Se conocen de muchachos —ambos estudiaron en los jesuitas de Casp—, y muy pronto empezaron a andar juntos por las montañas. A menudo, mientras caminamos o ante la cerveza que marca el final de la jornada, los escucho evocar excursiones históricas, de aquellas que hicieron… “¿Cuánto hace de esto, Fèlix?”, pregunta Natxo con su sonrisa fácil y un tanto burlona. “Pues ya debe de hacer más de cuarenta años”, contesta Fèlix en un tono melancólico al recordar todo lo quen han dejado atrás. Y es que ya tienen una edad. Los tres tenemos una edad, y yo en cabeza. Me llevan una ventaja de ocho años, en juventud me refiero, si es que a partir de los sesenta se puede hablar de juventud.
“Siempre se puede hablar de juventud”, me digo a mí mismo mientras escribo.

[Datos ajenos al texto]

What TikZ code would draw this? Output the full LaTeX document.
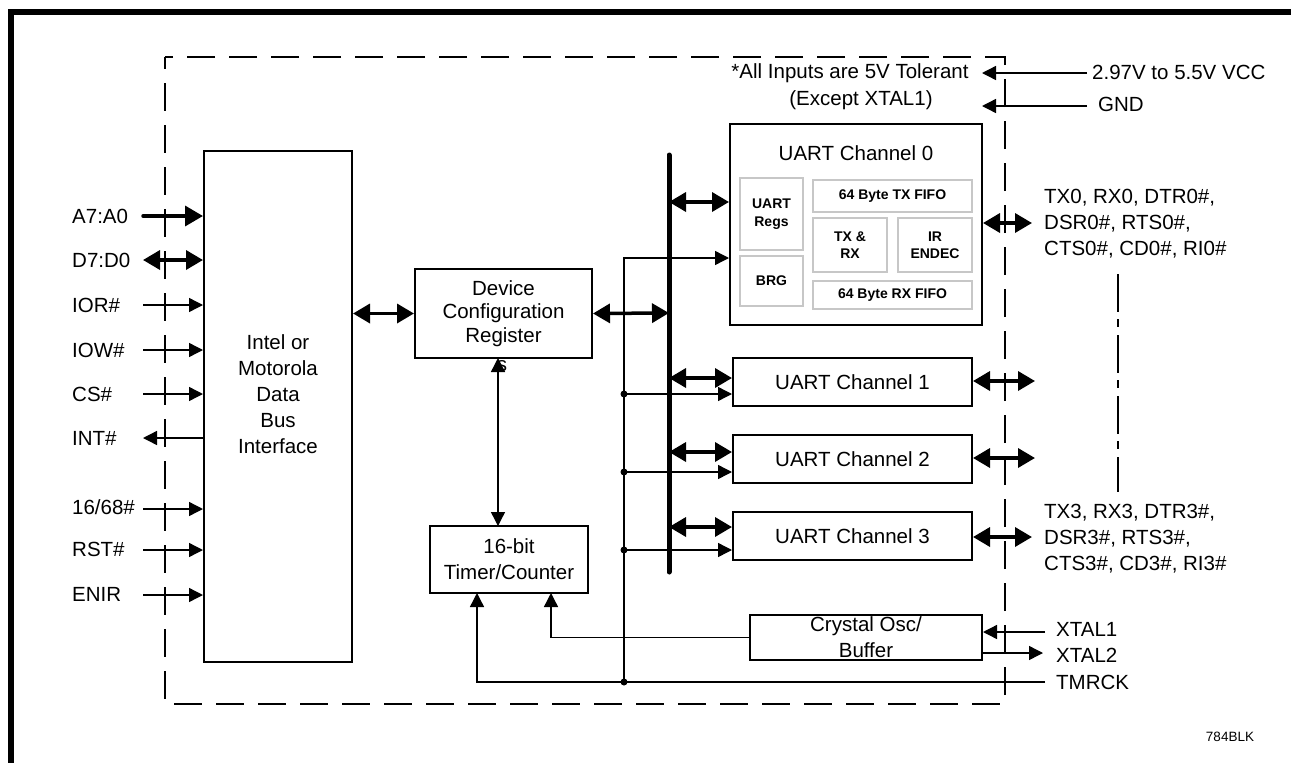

La juventud se lleva adentro, y es esta juventud íntima y profunda, enraizada en la curiosidad y el descubrimiento, lo que les empuja a la montaña, y a mí tras ellos. Porque siempre los tengo por delante, sobre todo cuando ya llevamos unas cuantas horas de camino y 600 o 700 metros de ascensión, que por menos ya no se ponen. Por eso en muchas de las fotografías los cojo de espaldas, a menudo en la distancia, porque tiran como locomotoras bien engrasadas, motores diésel incansables, de aquellos que llevan en las válvulas miles y miles de kilómetros, que es lo que ellos deben de llevar en sus botas —no siempre las mismas, claro, porque las han de ir renovando a menudo.
Ésta es otra cosa que he aprendido de ellos: el culto a las botas. Son necesarias unas buenas botas para caminar, impermeables, resistentes y flexibles. Y ellos, que han arrastrado aquellas clásicas botas de cuero que pesaban una tonelada y que tenías que untarlas con grasa de caballo para que no se acartonasen y te hiciesen ampollas cada vez que te las ponías, ahora disfrutan como niños con las suelas vibram y el tejido Gore Tex, que las hace ligeras, calientes e impenetrables a la nieve y a los chaparrones.
Primero conocí a Natxo. Ambos impartíamos clases de Geografía de Catalunya en los cursos de reciclaje que montó la Generalitat para mirar de remediar el déficit de conocimientos de los enseñantes en cultura catalana tras cuarenta años de franquismo. Él y yo organizamos salidas para llevar a nuestros alumnos a lugares y miradores que nos permitiesen explicar sobre el terreno los rasgos más significativos de nuestro territorio. Y para prepararlas, el fin de semana anterior hacíamos la salida juntos. A partir de aquí intimamos y empezamos a reunirnos para cenar y caminar con nuestras respectivas parejas y amigos. Y aquí es cuando entra en escena Fèlix. Creo que fue en una salida al Cadí. Y he de decir que, salvo el pelo gris, lo recuerdo tal como ahora: delgado, fibroso y bonachón, dispuesto a aceptar con resignada complacencia las bromas de su amigo del alma.
Sucesos importantes acaecieron en nuestras vidas —bodas, separaciones, nacimientos, adopciones…— que supusieron periodos de alejamiento más o menos largos, durante los que nos vimos poco. Pero hará cosa de unos años, no los sabría precisar, diez, doce…, cuando las obligaciones familiares remitieron porque los hijos ya se habían hecho mayores, volvimos a salir a caminar los tres de vez en cuando; en realidad, yo me incorporé a sus salidas, porque Natxo y Fèlix, aunque con menos frecuencia que antes, nunca habían dejado de hacer montañismo.
Desde entonces, con ellos he ampliado y consolidado el conocimiento del territorio catalán y peninsular pisando nuevos parajes y haciendo recorridos que, solo, no habría hecho nunca; con su guía, he adquirido confianza en moverme por los montes y, sobre todo, he podido fotografiar paisajes y caminos con la tranquilidad que significa llevarlos delante, abriendo ruta. También es verdad que a veces me la juegan y me conducen a situaciones en las que maldigo entre dientes la mala ocurrencia de acompañarlos. Pero una vez superado el obstáculo, olvido el mal trago y repito. Porque a su lado encuentro el calor de la amistad y el placer de compartir la emoción del descubrimiento. Y esto perdona un sobresalto de vez en cuando.